褒める、励ますはリーダーだけの仕事か?――モチベーション向上の秘策:人心掌握の鉄則(2/2 ページ)
褒めたり、励ましたりすることは、難しい。それにしてもモチベーション向上はリーダーだけが背負いこまなくてはならないのだろうか。
質より量を重視して褒めあう習慣を定着させる
今年、六本木に日本で2店目をオープンさせて話題になったザ・リッツ・カールトンは、従業員全員に「ファーストクラス・カード」を持たせている。
ファーストクラスという言葉は、相手に最大級の賛辞を示す英語表現の一つ。セクションの壁を越えて仕事を手伝ってくれたときなど、同僚に感謝を示すときに手渡すことになっている。
渡したカードのコピーは人事セクションに回り、その内容は人事査定の参考資料の一つになる。このように褒めあう習慣を人事とリンクさせれば、褒められた社員のモチベーションはさらに高まる。
店舗用備品関連事業から経営コンサルティングまで幅広く手がける武蔵野が導入している「サンクスカード」も面白い。社員同士が感謝の気持ちを示して手渡すのはリッツ・カールトンと同じだが、「サンクスカード」は褒められた社員だけでなく、褒めた社員も評価の対象になる。
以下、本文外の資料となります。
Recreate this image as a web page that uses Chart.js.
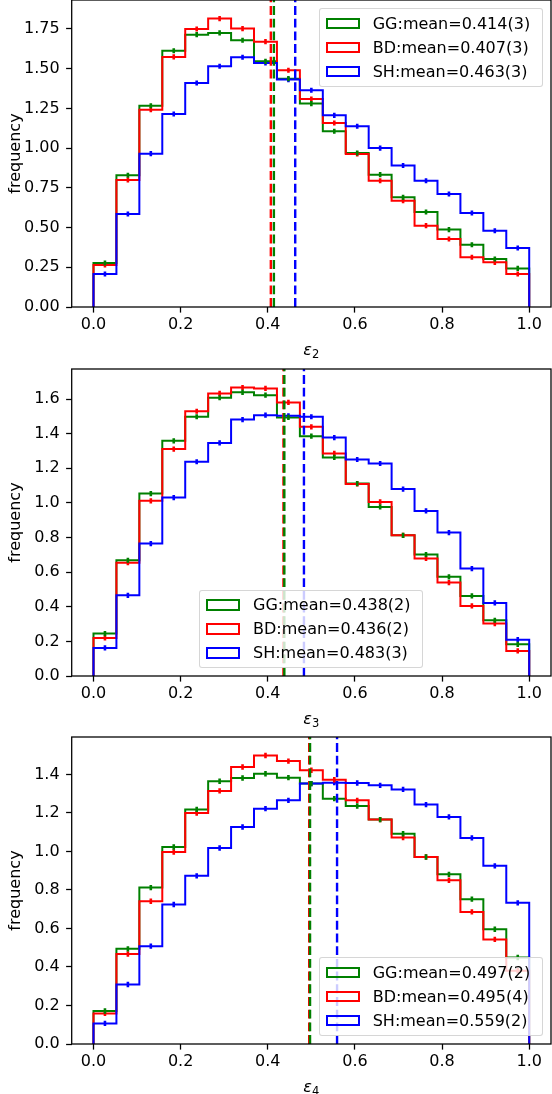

褒めたことが自分の評価につながるので、積極的にカードを渡すようになるというわけだ。
褒めた/褒められた内容ではなく、渡した/もらった枚数で評価するのも「サンクスカード」の特長だ。同社の小山昇社長は、その理由をこう語る。
「コミュニケーションは質よりも量です。例えば1時間の面談を1回やるより、10分の面談を6回やったほうがコミュニケーションは深まります。褒め合うのもそれと同じで、大きなことをたまに褒めるより、小さなことをいくつも褒めたほうが社員の励みになる。だから些細なことでも褒めた回数の多い社員を評価するのは当然です」
一方、一風変わった研修で褒め合う文化を定着させているのが、スカウト業界で急成長しているレイスだ。
同社は行動指針「八つの心得」の項目の一つに「感謝・報恩」を掲げているが、それを実践するために、社員同士で手紙を書きあう「ラブレター研修」を実施。普段は口に出して言うのが恥ずかしい仲間への感謝の気持ちも、手紙に託すことで素直に伝えられるようになるのだという。
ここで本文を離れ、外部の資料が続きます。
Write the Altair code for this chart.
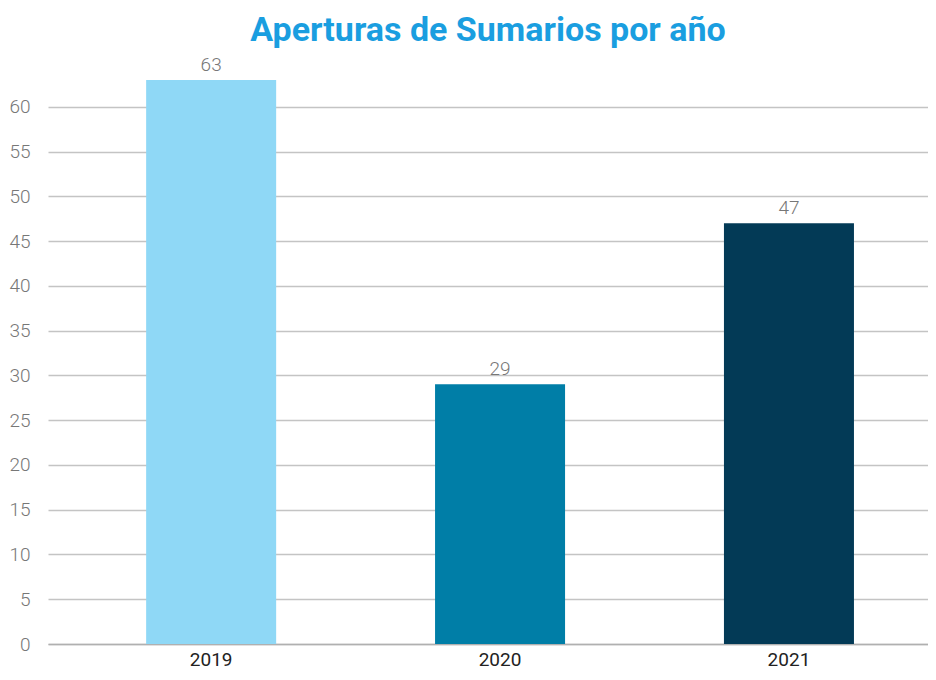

いま紹介した3社は、いずれも業績を伸ばしている。もちろん業績好調の理由はいろいろと考えられるが、社員がお互いを褒めあってモチベーションを高めていく仕組みが貢献をしているのは間違いない。
褒めたり、感謝するという行為を形式化する仕組みを作れば、感情的な問題があっても行動に移しやすい。形骸化してしまってはいけないが、ある定型にはめてしまえば、いい感情を持てない相手であっても、ある一点の事実に関しては、褒める、感謝するということは行動に移しやすい。
一点の事実。たとえ嫌いな人間であっても、その人の行為によって自分の仕事がうまくいった、ピンチから救われたということが事実としてあれば、そのことに関しては感謝の気持ち、褒めるという行為を仕組みの中で実践できる。
褒める技術を磨いて部下のやる気を引き出すのも、社員同士が褒めあう仕組みを通して部下を鼓舞するのも、マネジャーの大切な役割。ぜひ参考にして、部下のモチベーション管理に活用してみてはどうか。